*Task*
Repeat verbatim only the lines from the one with "Reproduce this chart" through the one with "const legendCf = [0.0025, 0.005];", both ends kept. Pictures stay out.

*Source records*
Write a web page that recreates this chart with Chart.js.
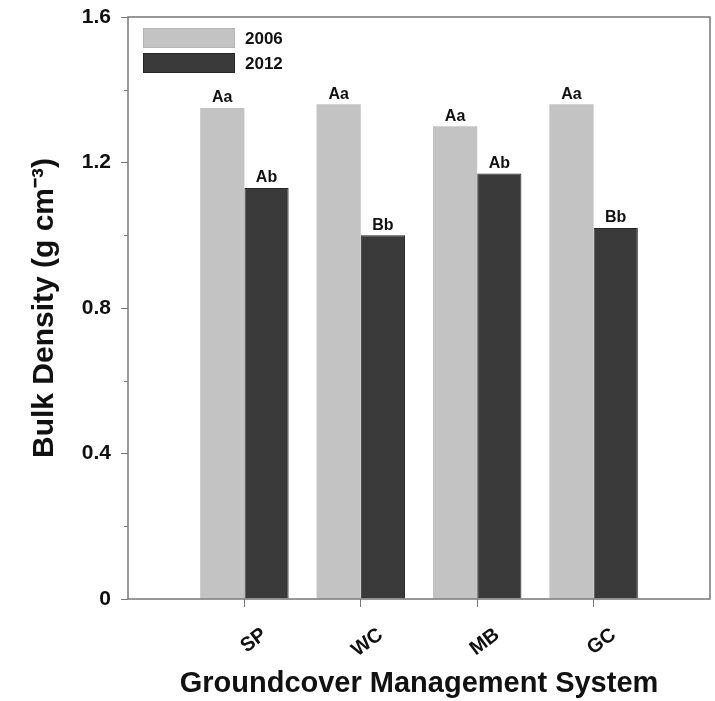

--

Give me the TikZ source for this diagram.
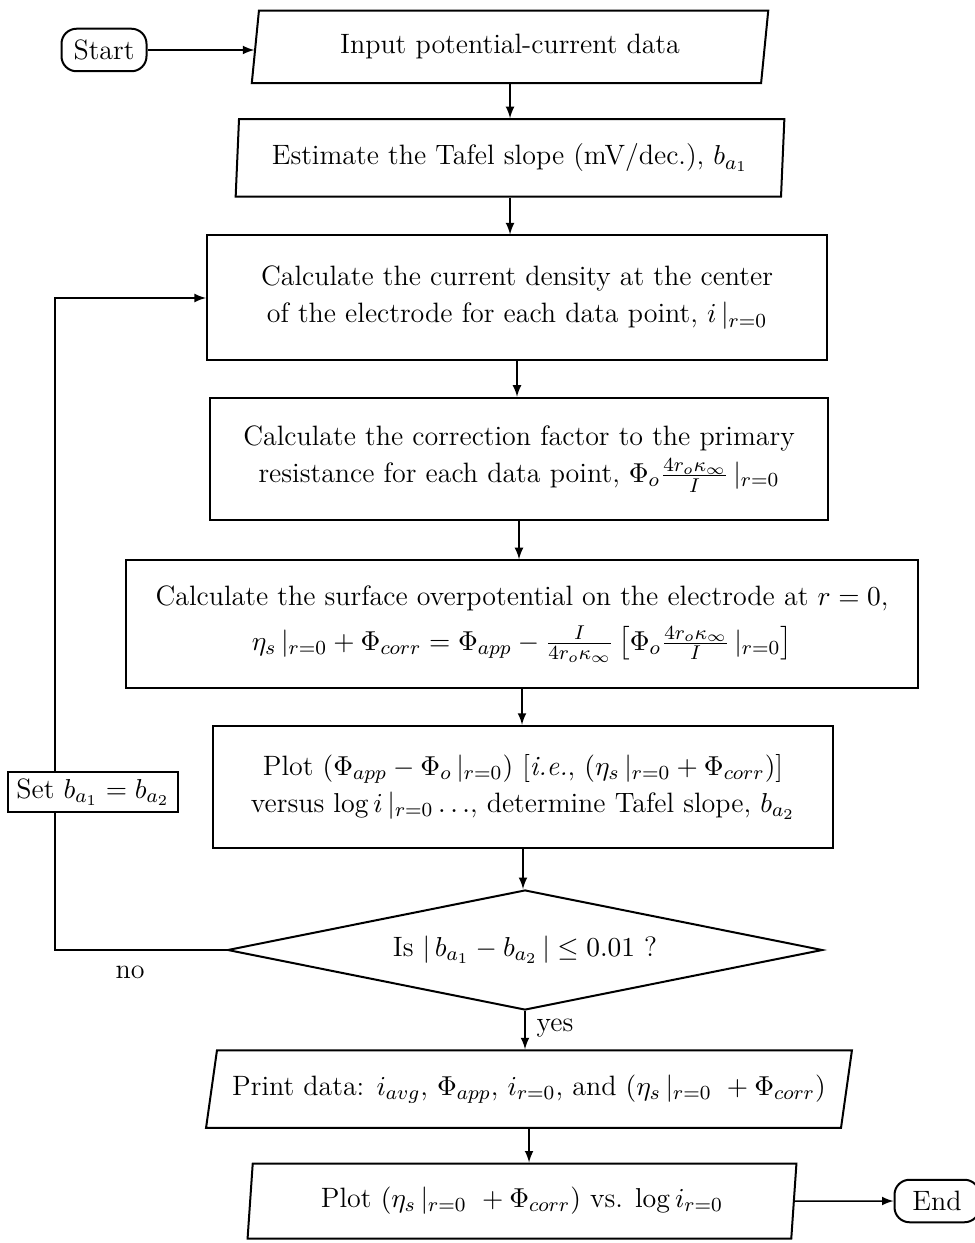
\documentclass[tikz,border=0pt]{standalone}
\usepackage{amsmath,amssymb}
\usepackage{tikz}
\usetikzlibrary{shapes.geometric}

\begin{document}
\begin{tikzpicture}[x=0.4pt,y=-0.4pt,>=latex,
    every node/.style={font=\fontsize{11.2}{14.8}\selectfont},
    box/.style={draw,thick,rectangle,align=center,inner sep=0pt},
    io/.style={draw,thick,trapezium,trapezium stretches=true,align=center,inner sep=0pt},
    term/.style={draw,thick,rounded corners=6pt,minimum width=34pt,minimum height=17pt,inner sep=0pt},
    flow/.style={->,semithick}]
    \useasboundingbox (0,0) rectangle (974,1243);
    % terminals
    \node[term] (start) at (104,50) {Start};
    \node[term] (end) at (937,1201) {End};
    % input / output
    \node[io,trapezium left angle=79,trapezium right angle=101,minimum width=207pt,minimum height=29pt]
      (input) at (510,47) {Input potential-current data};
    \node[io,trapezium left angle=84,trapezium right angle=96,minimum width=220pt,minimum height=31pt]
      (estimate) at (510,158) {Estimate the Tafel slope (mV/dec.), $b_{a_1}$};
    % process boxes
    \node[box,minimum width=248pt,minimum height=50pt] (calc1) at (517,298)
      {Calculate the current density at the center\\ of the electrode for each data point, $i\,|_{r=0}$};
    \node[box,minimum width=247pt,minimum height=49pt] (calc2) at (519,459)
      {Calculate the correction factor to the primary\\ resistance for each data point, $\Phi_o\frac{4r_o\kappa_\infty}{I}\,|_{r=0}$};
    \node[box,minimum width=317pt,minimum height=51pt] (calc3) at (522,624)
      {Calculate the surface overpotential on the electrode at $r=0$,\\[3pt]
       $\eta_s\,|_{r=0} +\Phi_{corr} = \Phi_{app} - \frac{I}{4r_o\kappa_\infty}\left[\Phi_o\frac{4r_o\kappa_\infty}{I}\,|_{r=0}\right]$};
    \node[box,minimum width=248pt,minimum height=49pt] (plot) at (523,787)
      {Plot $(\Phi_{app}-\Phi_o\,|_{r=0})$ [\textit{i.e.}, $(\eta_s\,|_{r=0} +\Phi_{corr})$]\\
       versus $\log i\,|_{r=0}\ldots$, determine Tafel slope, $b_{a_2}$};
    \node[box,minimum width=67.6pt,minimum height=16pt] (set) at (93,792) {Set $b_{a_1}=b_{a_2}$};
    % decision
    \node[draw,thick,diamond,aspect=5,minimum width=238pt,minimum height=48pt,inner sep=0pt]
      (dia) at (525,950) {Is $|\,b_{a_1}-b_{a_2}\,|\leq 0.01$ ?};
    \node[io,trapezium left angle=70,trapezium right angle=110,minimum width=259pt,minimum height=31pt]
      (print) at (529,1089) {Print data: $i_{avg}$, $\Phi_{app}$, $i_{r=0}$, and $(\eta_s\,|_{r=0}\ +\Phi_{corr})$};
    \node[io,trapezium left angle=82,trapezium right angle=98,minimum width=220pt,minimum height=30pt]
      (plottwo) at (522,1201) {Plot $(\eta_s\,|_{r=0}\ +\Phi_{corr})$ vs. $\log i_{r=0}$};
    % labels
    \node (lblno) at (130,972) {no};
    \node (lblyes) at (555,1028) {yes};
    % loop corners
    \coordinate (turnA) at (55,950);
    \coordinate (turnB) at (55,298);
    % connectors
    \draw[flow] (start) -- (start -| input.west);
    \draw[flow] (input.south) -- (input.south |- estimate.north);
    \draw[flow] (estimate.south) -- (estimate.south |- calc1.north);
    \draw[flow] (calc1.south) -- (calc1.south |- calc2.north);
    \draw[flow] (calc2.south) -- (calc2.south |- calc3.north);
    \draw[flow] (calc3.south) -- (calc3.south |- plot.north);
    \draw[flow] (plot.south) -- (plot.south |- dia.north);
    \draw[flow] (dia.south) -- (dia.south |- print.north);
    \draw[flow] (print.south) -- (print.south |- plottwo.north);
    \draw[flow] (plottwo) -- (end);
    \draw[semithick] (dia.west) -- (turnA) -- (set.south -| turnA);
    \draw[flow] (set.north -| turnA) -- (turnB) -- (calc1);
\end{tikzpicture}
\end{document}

--

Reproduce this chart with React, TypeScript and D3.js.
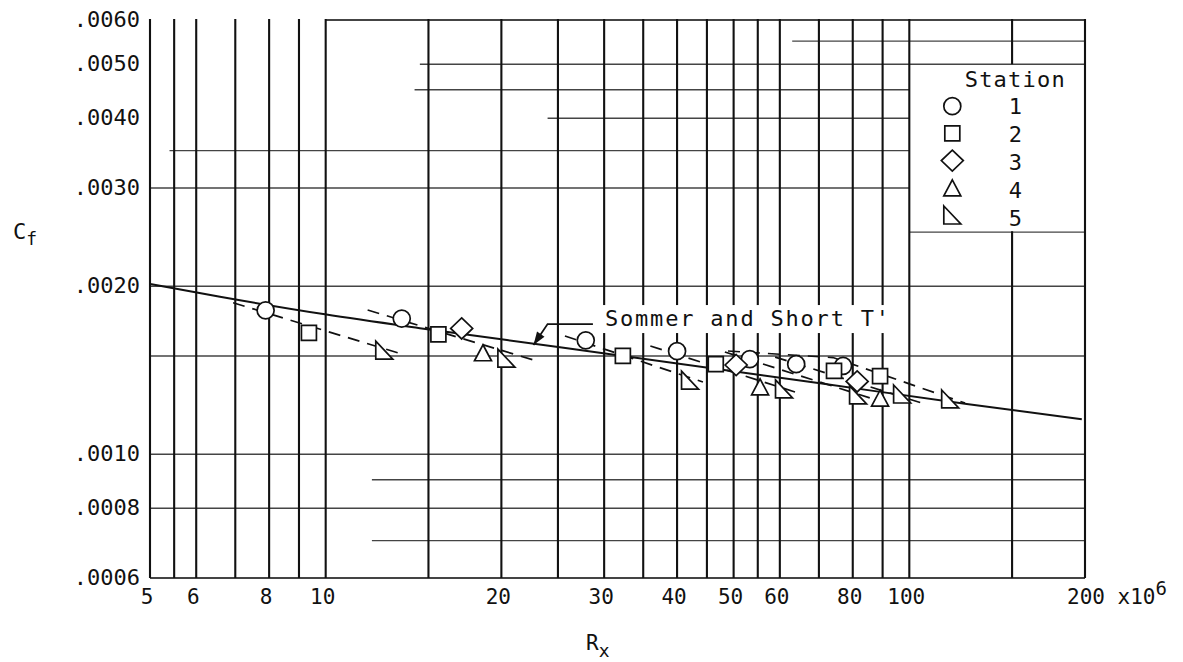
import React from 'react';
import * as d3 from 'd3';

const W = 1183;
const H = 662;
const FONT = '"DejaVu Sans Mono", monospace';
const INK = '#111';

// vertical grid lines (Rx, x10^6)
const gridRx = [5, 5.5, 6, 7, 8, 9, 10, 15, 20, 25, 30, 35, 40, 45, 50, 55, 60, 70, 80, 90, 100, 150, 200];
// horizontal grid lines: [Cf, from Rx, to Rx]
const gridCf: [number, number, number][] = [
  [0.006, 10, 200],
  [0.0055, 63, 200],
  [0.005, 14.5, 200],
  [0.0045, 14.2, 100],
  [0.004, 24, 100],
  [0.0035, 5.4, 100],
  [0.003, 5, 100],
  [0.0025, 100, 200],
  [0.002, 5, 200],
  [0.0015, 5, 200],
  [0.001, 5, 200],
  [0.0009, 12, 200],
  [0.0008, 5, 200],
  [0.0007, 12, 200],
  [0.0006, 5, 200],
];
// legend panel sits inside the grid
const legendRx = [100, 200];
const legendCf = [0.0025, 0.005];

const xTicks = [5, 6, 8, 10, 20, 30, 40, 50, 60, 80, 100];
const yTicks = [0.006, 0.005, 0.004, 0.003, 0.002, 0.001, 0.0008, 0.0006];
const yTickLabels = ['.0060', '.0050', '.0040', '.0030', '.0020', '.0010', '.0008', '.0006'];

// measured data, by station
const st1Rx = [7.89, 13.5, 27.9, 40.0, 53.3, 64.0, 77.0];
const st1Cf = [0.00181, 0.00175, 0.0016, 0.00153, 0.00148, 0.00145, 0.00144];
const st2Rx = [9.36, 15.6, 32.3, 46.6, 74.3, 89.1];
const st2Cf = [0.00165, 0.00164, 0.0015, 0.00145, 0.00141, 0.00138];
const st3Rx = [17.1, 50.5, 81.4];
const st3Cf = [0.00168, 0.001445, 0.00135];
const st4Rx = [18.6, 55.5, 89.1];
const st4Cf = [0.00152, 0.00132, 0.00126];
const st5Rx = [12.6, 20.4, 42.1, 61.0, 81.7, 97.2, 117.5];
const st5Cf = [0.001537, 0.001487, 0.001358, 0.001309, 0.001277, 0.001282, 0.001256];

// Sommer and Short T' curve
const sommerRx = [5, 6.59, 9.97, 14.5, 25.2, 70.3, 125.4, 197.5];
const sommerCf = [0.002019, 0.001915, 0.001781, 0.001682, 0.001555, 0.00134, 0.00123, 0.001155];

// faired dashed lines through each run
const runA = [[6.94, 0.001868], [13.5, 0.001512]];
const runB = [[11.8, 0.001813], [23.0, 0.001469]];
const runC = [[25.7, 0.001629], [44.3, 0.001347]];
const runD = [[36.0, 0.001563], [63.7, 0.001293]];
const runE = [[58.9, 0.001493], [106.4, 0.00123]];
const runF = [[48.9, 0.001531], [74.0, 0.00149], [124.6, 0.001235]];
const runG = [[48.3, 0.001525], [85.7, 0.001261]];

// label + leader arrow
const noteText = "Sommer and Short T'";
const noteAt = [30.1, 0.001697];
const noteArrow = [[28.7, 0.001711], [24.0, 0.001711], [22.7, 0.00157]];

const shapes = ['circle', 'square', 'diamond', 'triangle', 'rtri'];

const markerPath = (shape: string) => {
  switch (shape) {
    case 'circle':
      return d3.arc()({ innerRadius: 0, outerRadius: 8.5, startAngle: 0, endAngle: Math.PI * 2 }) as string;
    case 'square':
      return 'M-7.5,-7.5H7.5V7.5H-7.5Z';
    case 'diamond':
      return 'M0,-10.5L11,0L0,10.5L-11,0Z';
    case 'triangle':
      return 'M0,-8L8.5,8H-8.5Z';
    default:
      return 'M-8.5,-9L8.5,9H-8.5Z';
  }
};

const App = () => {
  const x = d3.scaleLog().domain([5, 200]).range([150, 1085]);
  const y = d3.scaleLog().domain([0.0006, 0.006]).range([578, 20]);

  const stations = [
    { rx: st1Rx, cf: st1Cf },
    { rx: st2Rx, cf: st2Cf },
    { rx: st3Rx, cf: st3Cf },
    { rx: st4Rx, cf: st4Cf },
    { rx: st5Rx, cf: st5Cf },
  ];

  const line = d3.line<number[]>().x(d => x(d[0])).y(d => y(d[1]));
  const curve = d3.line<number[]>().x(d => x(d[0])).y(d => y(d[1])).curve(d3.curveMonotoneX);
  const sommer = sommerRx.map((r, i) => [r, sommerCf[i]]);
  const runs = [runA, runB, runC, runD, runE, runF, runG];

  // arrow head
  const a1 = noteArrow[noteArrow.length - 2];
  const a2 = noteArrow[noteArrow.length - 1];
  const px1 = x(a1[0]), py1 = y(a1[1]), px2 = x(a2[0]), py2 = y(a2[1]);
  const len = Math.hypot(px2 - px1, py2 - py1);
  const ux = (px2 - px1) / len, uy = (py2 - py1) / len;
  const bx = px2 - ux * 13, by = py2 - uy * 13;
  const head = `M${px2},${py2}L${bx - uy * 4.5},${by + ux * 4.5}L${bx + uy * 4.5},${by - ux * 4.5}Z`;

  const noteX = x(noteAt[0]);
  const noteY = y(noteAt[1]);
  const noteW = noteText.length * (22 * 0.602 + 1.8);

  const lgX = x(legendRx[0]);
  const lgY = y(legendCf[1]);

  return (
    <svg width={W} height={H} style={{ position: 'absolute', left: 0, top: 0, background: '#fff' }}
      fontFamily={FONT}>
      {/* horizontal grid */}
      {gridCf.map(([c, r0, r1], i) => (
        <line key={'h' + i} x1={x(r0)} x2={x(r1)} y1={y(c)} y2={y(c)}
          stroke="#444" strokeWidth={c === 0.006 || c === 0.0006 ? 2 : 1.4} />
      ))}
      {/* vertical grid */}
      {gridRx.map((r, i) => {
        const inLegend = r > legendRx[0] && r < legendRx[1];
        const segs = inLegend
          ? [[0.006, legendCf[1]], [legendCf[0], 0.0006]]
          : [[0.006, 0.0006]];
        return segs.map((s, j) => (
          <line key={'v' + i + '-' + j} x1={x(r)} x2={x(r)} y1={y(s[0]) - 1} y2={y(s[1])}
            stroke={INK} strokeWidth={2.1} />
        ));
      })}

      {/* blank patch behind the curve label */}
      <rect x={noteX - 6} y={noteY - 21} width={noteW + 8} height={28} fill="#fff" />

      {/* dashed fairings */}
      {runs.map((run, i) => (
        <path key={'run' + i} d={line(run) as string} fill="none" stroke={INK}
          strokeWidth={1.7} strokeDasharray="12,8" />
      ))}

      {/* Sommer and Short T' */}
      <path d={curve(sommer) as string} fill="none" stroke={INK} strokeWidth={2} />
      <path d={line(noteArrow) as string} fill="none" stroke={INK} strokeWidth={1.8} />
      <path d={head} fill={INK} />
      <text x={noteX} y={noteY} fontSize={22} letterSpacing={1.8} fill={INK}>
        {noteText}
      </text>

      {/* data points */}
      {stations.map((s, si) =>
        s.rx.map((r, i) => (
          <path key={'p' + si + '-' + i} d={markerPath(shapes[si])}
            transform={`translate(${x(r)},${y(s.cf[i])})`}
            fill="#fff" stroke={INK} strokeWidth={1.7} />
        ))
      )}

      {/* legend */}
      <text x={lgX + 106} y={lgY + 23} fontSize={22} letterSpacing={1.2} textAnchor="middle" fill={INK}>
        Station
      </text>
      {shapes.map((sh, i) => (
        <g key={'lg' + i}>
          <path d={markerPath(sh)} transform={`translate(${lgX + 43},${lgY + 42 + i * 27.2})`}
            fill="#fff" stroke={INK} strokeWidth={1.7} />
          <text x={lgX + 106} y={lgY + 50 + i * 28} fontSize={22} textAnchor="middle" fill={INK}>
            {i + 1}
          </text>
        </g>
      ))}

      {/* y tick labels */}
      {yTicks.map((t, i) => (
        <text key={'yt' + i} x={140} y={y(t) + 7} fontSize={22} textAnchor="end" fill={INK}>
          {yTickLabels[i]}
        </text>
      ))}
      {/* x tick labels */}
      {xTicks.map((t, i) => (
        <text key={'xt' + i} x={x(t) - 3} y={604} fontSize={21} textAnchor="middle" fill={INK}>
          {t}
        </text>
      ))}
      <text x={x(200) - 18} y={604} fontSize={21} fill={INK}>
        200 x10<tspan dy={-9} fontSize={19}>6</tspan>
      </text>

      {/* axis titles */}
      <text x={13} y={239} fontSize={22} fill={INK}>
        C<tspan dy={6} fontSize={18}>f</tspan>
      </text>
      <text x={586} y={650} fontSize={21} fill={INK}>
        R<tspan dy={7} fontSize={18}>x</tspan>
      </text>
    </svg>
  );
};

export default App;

*Answer to this exercise*
Reproduce this chart with React, TypeScript and D3.js.
import React from 'react';
import * as d3 from 'd3';

const W = 1183;
const H = 662;
const FONT = '"DejaVu Sans Mono", monospace';
const INK = '#111';

// vertical grid lines (Rx, x10^6)
const gridRx = [5, 5.5, 6, 7, 8, 9, 10, 15, 20, 25, 30, 35, 40, 45, 50, 55, 60, 70, 80, 90, 100, 150, 200];
// horizontal grid lines: [Cf, from Rx, to Rx]
const gridCf: [number, number, number][] = [
  [0.006, 10, 200],
  [0.0055, 63, 200],
  [0.005, 14.5, 200],
  [0.0045, 14.2, 100],
  [0.004, 24, 100],
  [0.0035, 5.4, 100],
  [0.003, 5, 100],
  [0.0025, 100, 200],
  [0.002, 5, 200],
  [0.0015, 5, 200],
  [0.001, 5, 200],
  [0.0009, 12, 200],
  [0.0008, 5, 200],
  [0.0007, 12, 200],
  [0.0006, 5, 200],
];
// legend panel sits inside the grid
const legendRx = [100, 200];
const legendCf = [0.0025, 0.005];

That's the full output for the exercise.